Я могу поделиться некоторыми своими «секретными» наблюдениями, которые вынес из ознакомления со статистикой ведущихся разработок конкретных граждан. Для огромной республики инспираторов антиобщественной деятельности было немного. В восточных областных управлениях КГБ серьезные оперативные дела на подобную категорию лиц отсутствовали: просто не было нарушителей закона, заслуживающих нашего оперативного внимания. Но, как показала дальнейшая жизнь, опасность для будущего нашего государства будет исходить с неожиданной стороны.

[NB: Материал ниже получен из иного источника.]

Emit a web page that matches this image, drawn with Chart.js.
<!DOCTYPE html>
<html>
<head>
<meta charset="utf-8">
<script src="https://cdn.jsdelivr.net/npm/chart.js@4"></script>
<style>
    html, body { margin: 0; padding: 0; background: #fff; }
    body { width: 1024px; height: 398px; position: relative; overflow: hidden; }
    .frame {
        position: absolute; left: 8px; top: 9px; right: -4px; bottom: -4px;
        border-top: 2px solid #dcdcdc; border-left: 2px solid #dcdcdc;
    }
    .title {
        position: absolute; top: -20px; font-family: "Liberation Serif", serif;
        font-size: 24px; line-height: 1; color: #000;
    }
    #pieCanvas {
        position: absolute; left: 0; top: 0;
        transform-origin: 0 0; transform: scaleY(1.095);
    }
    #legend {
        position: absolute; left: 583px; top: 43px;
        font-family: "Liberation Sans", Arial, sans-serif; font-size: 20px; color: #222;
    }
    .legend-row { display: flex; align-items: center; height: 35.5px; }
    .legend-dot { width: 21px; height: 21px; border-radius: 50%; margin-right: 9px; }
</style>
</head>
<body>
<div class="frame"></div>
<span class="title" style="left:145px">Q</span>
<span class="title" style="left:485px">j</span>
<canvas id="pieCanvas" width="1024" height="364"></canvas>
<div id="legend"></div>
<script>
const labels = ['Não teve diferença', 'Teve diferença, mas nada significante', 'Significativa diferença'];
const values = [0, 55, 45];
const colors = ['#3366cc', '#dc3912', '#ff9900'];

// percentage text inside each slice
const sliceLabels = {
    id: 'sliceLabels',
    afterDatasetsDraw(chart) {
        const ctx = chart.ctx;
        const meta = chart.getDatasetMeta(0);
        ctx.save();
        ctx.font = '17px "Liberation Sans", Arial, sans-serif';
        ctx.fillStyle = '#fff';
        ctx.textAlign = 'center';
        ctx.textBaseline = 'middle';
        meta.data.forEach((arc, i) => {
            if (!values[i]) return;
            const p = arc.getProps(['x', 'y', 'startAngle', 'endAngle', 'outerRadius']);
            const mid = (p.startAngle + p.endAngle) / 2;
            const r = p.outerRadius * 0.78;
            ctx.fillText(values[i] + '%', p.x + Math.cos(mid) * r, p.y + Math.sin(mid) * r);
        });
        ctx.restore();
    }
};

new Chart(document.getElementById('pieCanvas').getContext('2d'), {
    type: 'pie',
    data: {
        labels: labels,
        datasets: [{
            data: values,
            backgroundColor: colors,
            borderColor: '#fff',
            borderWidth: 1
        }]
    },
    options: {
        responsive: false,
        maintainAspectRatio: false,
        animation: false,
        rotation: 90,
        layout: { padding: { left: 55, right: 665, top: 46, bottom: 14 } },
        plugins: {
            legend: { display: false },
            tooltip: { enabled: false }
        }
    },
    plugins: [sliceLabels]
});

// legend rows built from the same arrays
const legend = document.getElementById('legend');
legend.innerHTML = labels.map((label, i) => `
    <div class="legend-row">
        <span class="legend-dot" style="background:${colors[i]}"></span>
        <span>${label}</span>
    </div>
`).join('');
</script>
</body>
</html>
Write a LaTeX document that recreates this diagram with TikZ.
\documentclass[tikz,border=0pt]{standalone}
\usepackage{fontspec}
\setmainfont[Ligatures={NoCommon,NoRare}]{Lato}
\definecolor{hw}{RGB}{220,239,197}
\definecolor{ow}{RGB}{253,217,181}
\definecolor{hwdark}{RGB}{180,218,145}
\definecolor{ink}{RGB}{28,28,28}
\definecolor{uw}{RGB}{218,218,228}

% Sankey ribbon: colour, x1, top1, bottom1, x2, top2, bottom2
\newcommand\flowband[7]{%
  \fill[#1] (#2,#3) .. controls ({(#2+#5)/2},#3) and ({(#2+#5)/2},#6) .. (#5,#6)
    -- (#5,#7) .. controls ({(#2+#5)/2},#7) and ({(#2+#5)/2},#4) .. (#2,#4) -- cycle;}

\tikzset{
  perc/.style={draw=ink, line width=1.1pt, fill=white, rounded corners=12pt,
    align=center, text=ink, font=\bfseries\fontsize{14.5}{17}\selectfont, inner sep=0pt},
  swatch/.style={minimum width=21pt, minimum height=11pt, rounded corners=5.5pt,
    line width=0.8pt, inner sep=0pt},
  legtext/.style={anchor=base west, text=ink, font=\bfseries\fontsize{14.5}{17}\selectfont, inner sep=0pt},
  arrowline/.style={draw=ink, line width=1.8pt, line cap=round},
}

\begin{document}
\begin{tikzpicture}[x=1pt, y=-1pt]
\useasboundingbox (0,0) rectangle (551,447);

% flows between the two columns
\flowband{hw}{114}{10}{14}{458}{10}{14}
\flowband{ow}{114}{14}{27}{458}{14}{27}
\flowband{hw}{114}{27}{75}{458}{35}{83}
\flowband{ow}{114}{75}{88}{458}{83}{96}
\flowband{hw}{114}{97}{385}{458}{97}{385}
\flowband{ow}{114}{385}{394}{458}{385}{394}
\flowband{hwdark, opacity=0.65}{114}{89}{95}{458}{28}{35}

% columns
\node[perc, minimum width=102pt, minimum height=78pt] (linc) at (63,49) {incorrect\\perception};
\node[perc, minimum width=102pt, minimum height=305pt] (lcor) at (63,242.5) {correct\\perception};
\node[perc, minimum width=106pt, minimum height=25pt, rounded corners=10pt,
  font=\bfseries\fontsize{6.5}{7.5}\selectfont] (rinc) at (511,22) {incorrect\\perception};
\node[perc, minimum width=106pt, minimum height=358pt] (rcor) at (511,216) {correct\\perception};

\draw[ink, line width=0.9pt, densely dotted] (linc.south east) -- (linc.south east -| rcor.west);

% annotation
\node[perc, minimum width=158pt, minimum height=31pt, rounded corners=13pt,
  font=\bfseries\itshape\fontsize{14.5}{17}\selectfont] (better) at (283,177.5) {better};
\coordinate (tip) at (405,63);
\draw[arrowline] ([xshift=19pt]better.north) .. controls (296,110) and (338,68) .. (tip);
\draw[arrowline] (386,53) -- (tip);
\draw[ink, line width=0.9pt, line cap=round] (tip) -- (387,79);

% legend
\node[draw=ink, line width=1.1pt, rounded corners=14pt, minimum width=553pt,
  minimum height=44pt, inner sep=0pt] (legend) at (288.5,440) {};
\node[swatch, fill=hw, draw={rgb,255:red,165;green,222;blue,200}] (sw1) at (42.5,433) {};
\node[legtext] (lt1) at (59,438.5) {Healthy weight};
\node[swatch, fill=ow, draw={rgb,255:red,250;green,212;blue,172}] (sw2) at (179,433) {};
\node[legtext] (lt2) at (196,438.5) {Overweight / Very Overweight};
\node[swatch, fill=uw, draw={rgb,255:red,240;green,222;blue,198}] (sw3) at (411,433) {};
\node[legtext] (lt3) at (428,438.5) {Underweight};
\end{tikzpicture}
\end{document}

Несмотря на относительно благоприятную общественно-политическую обстановку, в КГБ не наблюдалось благодушия и недооценки возможных рисков для безопасности республики. В подписанном мною отчете в Москву и ЦК КПУ о работе КГБ Украинской ССР за 1987 год содержался предостерегающий вывод: «Более скоординированный и ухищренный характер приобрела враждебная деятельность зарубежных антисоветских, особенно оуновских, центров, усилилось подстрекательство националистических элементов против существующего на Украине государственного и общественного строя с конечной целью ее «отрыва от СССР» и образования «самостоятельного украинского государства». В период пика горбачевской перестройки это был крайне настораживающий вывод.

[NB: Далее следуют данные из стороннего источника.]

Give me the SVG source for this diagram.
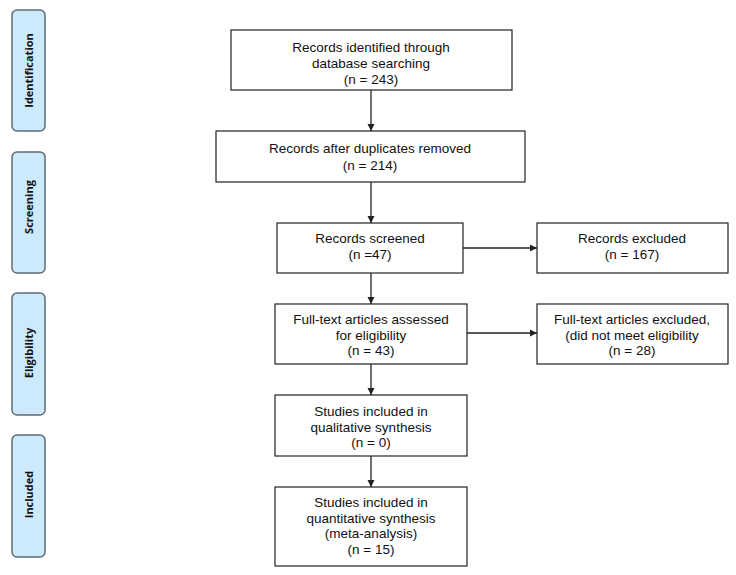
<svg xmlns="http://www.w3.org/2000/svg" width="736" height="575" viewBox="0 0 736 575">
<style>
.box{fill:#fff;stroke:#222;stroke-width:1.2}
.phase{fill:#cdeafc;stroke:#5f6b75;stroke-width:1.5}
.t{font-family:"Liberation Sans",Arial,sans-serif;font-size:13.5px;fill:#111;text-anchor:middle}
.p{font-family:"Open Sans","Liberation Sans",Arial,sans-serif;font-size:11px;font-weight:bold;fill:#111;text-anchor:middle}
.c{stroke:#222;stroke-width:1.3;fill:none;marker-end:url(#ah)}
</style>
<defs>
<marker id="ah" markerWidth="8" markerHeight="8" refX="7" refY="4" orient="auto" markerUnits="userSpaceOnUse">
<path d="M0,0.5 L7,4 L0,7.5 Z" fill="#222"/>
</marker>
</defs>
<rect width="736" height="575" fill="#fff"/>
<g id="phase-identification"><rect class="phase" x="12" y="10" width="33" height="121" rx="5"/><text class="p" transform="translate(32.5,70.5) rotate(-90)">Identification</text></g>
<g id="phase-screening"><rect class="phase" x="12" y="152" width="33" height="121" rx="5"/><text class="p" transform="translate(32.5,207) rotate(-90)">Screening</text></g>
<g id="phase-eligibility"><rect class="phase" x="12" y="293" width="33" height="122" rx="5"/><text class="p" transform="translate(32.5,353) rotate(-90)">Eligibility</text></g>
<g id="phase-included"><rect class="phase" x="12" y="435" width="33" height="122" rx="5"/><text class="p" transform="translate(32.5,494.5) rotate(-90)">Included</text></g>

<g id="identified"><rect class="box" x="231" y="30" width="281" height="60"/>
<text class="t" x="371" y="51.5">Records identified through</text>
<text class="t" x="371" y="67.5">database searching</text>
<text class="t" x="371" y="83.5">(n = 243)</text></g>
<g id="duplicates"><rect class="box" x="216" y="131" width="309" height="51"/>
<text class="t" x="370" y="152.5">Records after duplicates removed</text>
<text class="t" x="370" y="170">(n = 214)</text></g>
<g id="screened"><rect class="box" x="277" y="223" width="186" height="50"/>
<text class="t" x="370" y="243">Records screened</text>
<text class="t" x="370" y="259">(n =47)</text></g>
<g id="excluded"><rect class="box" x="537" y="223" width="191" height="50"/>
<text class="t" x="632" y="243">Records excluded</text>
<text class="t" x="632" y="259">(n = 167)</text></g>
<g id="fulltext"><rect class="box" x="275" y="304" width="192" height="60"/>
<text class="t" x="371" y="324">Full-text articles assessed</text>
<text class="t" x="371" y="339.5">for eligibility</text>
<text class="t" x="371" y="355">(n = 43)</text></g>
<g id="fulltext-excluded"><rect class="box" x="537" y="304" width="191" height="60"/>
<text class="t" x="632" y="324">Full-text articles excluded,</text>
<text class="t" x="632" y="339.5">(did not meet eligibility</text>
<text class="t" x="632" y="355">(n = 28)</text></g>
<g id="qualitative"><rect class="box" x="275" y="395" width="192" height="61"/>
<text class="t" x="371" y="416">Studies included in</text>
<text class="t" x="371" y="431.5">qualitative synthesis</text>
<text class="t" x="371" y="447">(n = 0)</text></g>
<g id="quantitative"><rect class="box" x="275" y="487" width="192" height="79"/>
<text class="t" x="371" y="507">Studies included in</text>
<text class="t" x="371" y="522.5">quantitative synthesis</text>
<text class="t" x="371" y="538">(meta-analysis)</text>
<text class="t" x="371" y="553.5">(n = 15)</text></g>

<g id="connectors">
<line class="c" x1="371" y1="90" x2="371" y2="131"/>
<line class="c" x1="371" y1="182" x2="371" y2="223"/>
<line class="c" x1="371" y1="273" x2="371" y2="304"/>
<line class="c" x1="371" y1="364" x2="371" y2="395"/>
<line class="c" x1="371" y1="456" x2="371" y2="487"/>
<line class="c" x1="463" y1="248" x2="537" y2="248"/>
<line class="c" x1="467" y1="333" x2="537" y2="333"/>
</g>
</svg>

Завершение первого года пребывания на Украине оказалось для меня исключительно памятным. Оно совпало с датой 70-летия создания ВЧК — КГБ (20 декабря 1987 года), которое праздновалось органами государственной безопасности по всей стране. Тогда же мною было дано первое интервью с заголовком «Не создавать врагов там, где их нет» республиканской газете.

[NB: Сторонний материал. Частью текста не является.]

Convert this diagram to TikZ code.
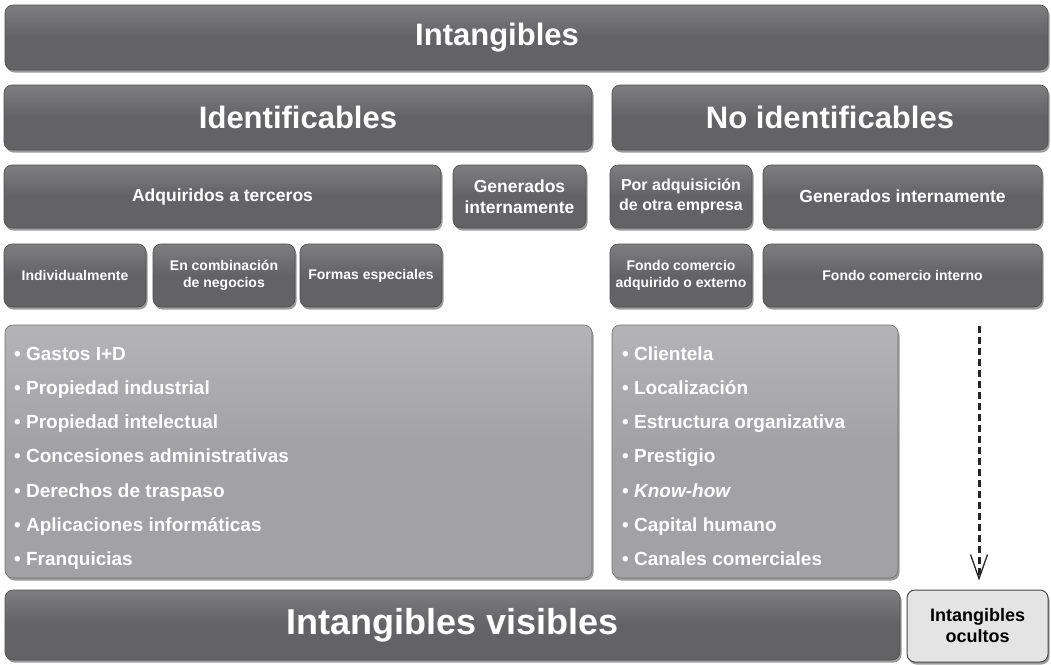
\documentclass[tikz,border=0pt]{standalone}
\usepackage{fontspec}
\setmainfont{Liberation Sans}
\usetikzlibrary{shadows,arrows.meta}
\definecolor{boxdark}{HTML}{636366}
\definecolor{boxtop}{HTML}{7E7E81}
\definecolor{listfill}{HTML}{A2A2A5}
\definecolor{listtop}{HTML}{B4B4B7}
\definecolor{lightfill}{HTML}{E4E4E4}
\definecolor{edgegray}{HTML}{4A4A4D}
\tikzset{
  x=1pt, y=1pt,
  basebox/.style={rounded corners=8pt, inner sep=0pt, align=center,
    drop shadow={shadow xshift=1.5pt, shadow yshift=-2.5pt, opacity=0.55, fill=black!70}},
  darkbox/.style={basebox, top color=boxtop, bottom color=boxdark, middle color=boxdark,
    draw=boxdark!80!black, line width=0.6pt, text=white},
  listbox/.style={basebox, top color=listtop, bottom color=listfill, middle color=listfill,
    draw=listfill!70!black, line width=0.6pt},
  lightbox/.style={basebox, fill=lightfill, draw=edgegray, line width=1pt, text=black},
  huge label/.style={font=\fontsize{31}{35}\selectfont\bfseries},
  mid label/.style={font=\fontsize{17.5}{21}\selectfont\bfseries},
  small label/.style={font=\fontsize{14}{17}\selectfont\bfseries},
  item/.style={anchor=base west, inner sep=0pt, text=white, font=\fontsize{19}{22}\selectfont\bfseries},
  hidden arrow/.style={dash pattern=on 7pt off 4pt, line width=3pt, draw=black!85,
    -{Straight Barb[length=24pt,width=17pt,line width=1.3pt]}},
}
\begin{document}
\begin{tikzpicture}
\useasboundingbox (0,0) rectangle (1051,-664);
\fill[white] (0,0) rectangle (1051,-664);

% top level
\node[darkbox, minimum width=1043pt, minimum height=65pt] (intang) at (526.5,-37.5) {};
\node[huge label, text=white] (intangtxt) at (497,-38) {Intangibles};

% second level
\node[darkbox, huge label, minimum width=588pt, minimum height=65pt] (ident) at (298,-117.5) {Identificables};
\node[darkbox, huge label, minimum width=436pt, minimum height=65pt] (noident) at (830,-117.5) {No identificables};

% third level
\node[darkbox, mid label, minimum width=437pt, minimum height=63pt] (adq) at (222.5,-196.5) {Adquiridos a terceros};
\node[darkbox, mid label, minimum width=133pt, minimum height=63pt] (genid) at (519.5,-196.5) {Generados\\internamente};
\node[darkbox, font=\fontsize{16}{20}\selectfont\bfseries, minimum width=142pt, minimum height=63pt] (poradq) at (681,-196.5) {Por adquisición\\de otra empresa};
\node[darkbox, mid label, minimum width=279pt, minimum height=63pt] (genno) at (902.5,-196.5) {Generados internamente};

% fourth level
\node[darkbox, small label, minimum width=142pt, minimum height=63pt] (indiv) at (75,-275.5) {Individualmente};
\node[darkbox, small label, minimum width=142pt, minimum height=63pt] (comb) at (224,-275.5) {En combinación\\de negocios};
\node[darkbox, small label, minimum width=142pt, minimum height=63pt] (formas) at (371,-275.5) {Formas especiales};
\node[darkbox, small label, minimum width=142pt, minimum height=63pt] (fondoadq) at (681,-275.5) {Fondo comercio\\adquirido o externo};
\node[darkbox, small label, minimum width=279pt, minimum height=63pt] (fondoint) at (902.5,-275.5) {Fondo comercio interno};

% lists (baselines every 34.3pt)
\node[listbox, minimum width=587pt, minimum height=253pt] (leftlist) at (298.5,-451.5) {};
\node[listbox, minimum width=286pt, minimum height=253pt] (rightlist) at (755,-451.5) {};

\node[item] (l1) at (14,-360) {• Gastos I+D};
\node[item] (l2) at (14,-394.3) {• Propiedad industrial};
\node[item] (l3) at (14,-428.6) {• Propiedad intelectual};
\node[item] (l4) at (14,-462.9) {• Concesiones administrativas};
\node[item] (l5) at (14,-497.2) {• Derechos de traspaso};
\node[item] (l6) at (14,-531.5) {• Aplicaciones informáticas};
\node[item] (l7) at (14,-565.8) {• Franquicias};

\node[item] (r1) at (622,-360) {• Clientela};
\node[item] (r2) at (622,-394.3) {• Localización};
\node[item] (r3) at (622,-428.6) {• Estructura organizativa};
\node[item] (r4) at (622,-462.9) {• Prestigio};
\node[item] (r5) at (622,-497.2) {• \textit{Know-how}};
\node[item] (r6) at (622,-531.5) {• Capital humano};
\node[item] (r7) at (622,-565.8) {• Canales comerciales};

% bottom level
\node[darkbox, font=\fontsize{36}{40}\selectfont\bfseries, minimum width=895pt, minimum height=70pt] (visibles) at (452.5,-625) {Intangibles visibles};
\node[lightbox, font=\fontsize{18}{21}\selectfont\bfseries, minimum width=141pt, minimum height=72pt] (ocultos) at (977.5,-626) {Intangibles\\ocultos};

% hidden intangibles pointer
\coordinate (hidstart) at (979,-326);
\draw[hidden arrow, shorten >=9pt] (hidstart) -- (ocultos.north -| hidstart);
\end{tikzpicture}
\end{document}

Накануне юбилея Щербицкий сказал мне, что на торжественное собрание в Москве собирается пойти Горбачев, но выступать перед чекистами не будет. «А я, — сказал он, — на заседании Политбюро ЦК заявил, что пойду в коллектив своего республиканского КГБ и там выступлю. Подготовьте мне тезисы на три-пять минут». Я ответил, что с участием его помощника Валерия Врублевского такое выступление подготовлено. И поинтересовался: «Почему же Горбачев не собирается выступить перед сотрудниками центрального аппарата в Москве?» Щербицкий помедлил с ответом, закурил (это он делал, как правило, в напряженные минуты) и произнес: «Ну, вы Горбачева еще узнаете…» Впервые так откровенно сказанные Щербицким слова о Генеральном секретаре ЦК КПСС заставили задуматься.
Щербицкий сдержал обещание: в день 70-летия органов КГБ обратился к сотрудникам Комитета с приветствием. По его оценке, в последнее время заметно изменился стиль работы, улучшился морально-психологический климат коллектива, повысилась информированность ЦК, правительства и партийных органов в областях. Оторвавшись от текста, сказал, что его личные опасения в связи с назначением нового председателя КГБ исчезли, и добавил несколько приятных для меня фраз. Это являлось свидетельством доверия к моим делам и начинаниям, без чего трудно было работать в союзной республике.
Мне удалось упросить Щербицкого остаться на праздничный концерт, который подготовила наша художественная самодеятельность. Вспоминаю, когда украинские песни исполнял майор Анатолий Сахно, Щербицкий восхищался и не верил, что поет талантливый оперативный работник, а не профессиональный артист.